Sie sind die Säulen der Pressefreiheit, garantieren das in Artikel 5 des Grundgesetzes verbriefte Recht auf freie Meinungsäußerung: die Zeitungszustellerinnen und -zusteller. Doch an ihrer Bezahlung merken sie nicht, welch große Bedeutung der Bundesverband Deutscher Zeitungsverleger (BDZV) ihrer Tätigkeit beimisst. Teilweise sind sie für 3,50 Euro pro Stunde bei Wind und Wetter unterwegs, damit die Tageszeitung morgens früh im Briefkasten steckt.

Der BDZV selbst hat einen Durchschnittslohn von 6,50 Euro pro Stunde ausgerechnet - und begründet damit, warum die Branche unbedingt von einem allgemeinen gesetzlichen Mindestlohn ausgenommen werden muss. Denn der würde die Verleger nach eigenen Angaben zusätzlich mindestens 225 Millionen Euro jährlich kosten. 16.000 Jobs von Zustellerinnen und Zustellern sehen sie gefährdet: "Besonders betroffen hiervon wären die ohnehin strukturschwachen Gebiete im ländlichen Raum, in dem oft auch keine ausreichende Netzabdeckung für elektronische Datendienste vorhanden ist", heißt es nach einem Bericht der Frankfurter Rundschau in einer Stellungnahme des BDZV.

Ein starkes Stück

Gestärkt sehen sich die Verleger durch ein Gutachten des ehemaligen Bundesverfassungsrichters Udo Di Fabio. Darin heißt es: "Der Mindestlohn greift in die Pressefreiheit ein." "Mit der Pressefreiheit zu argumentieren, ist schon ein starkes Stück und reine Panikmache der Zeitungsverleger", hält der stellvertretende ver.di-Vorsitzende Frank Werneke dem BDZV entgegen. Geschäftsmodelle, die auf Lohndumping beruhen, seien schlichtweg inakzeptabel. Frank Werneke sieht in der Argumentation der Arbeitgeber keinen nachvollziehbaren Grund, warum einige Verleger ihre Zusteller/innen weiterhin mit einem Billiglohn auf die Straße schicken dürfen sollten.

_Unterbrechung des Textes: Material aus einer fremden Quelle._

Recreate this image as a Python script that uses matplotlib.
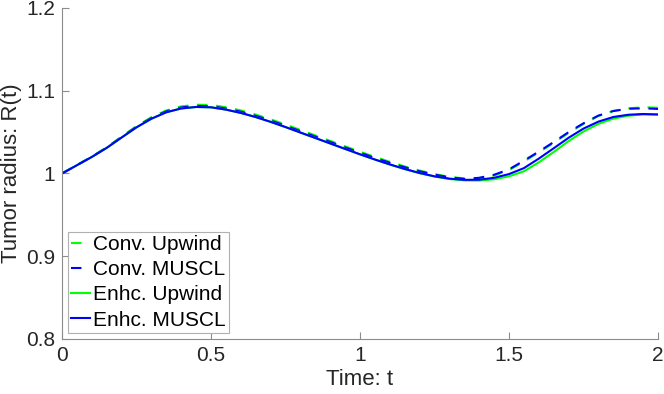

Am 2. April will Bundesarbeitsministerin Andrea Nahles, SPD, ihren Gesetzentwurf zum Mindestlohn im Kabinett vorlegen. Sonderregelungen für bestimmte Wirtschaftszweige soll es nicht geben, kündigte sie an. Dafür aber mindestens 8,50 Euro pro Stunde für alle.

Diesen Betrag hält der ver.di-Vorsitzende Frank Bsirske schon jetzt für nicht mehr zeitgemäß. Er schlägt vor, ihn direkt nach Inkrafttreten des gesetzlichen Mindestlohns im Jahr 2015 zum ersten Mal anzupassen. Dann soll der Lohn schnell auf 10 Euro pro Stunde steigen. Damit würde Deutschland im Vergleich mit anderen westeuropäischen Staaten im Mittelfeld liegen. Und die Pressefreiheit ist in den Ländern, die schon seit Jahren einen gesetzlichen Mindestlohn haben, nicht in Gefahr geraten - jedenfalls nicht wegen des Mindestlohns.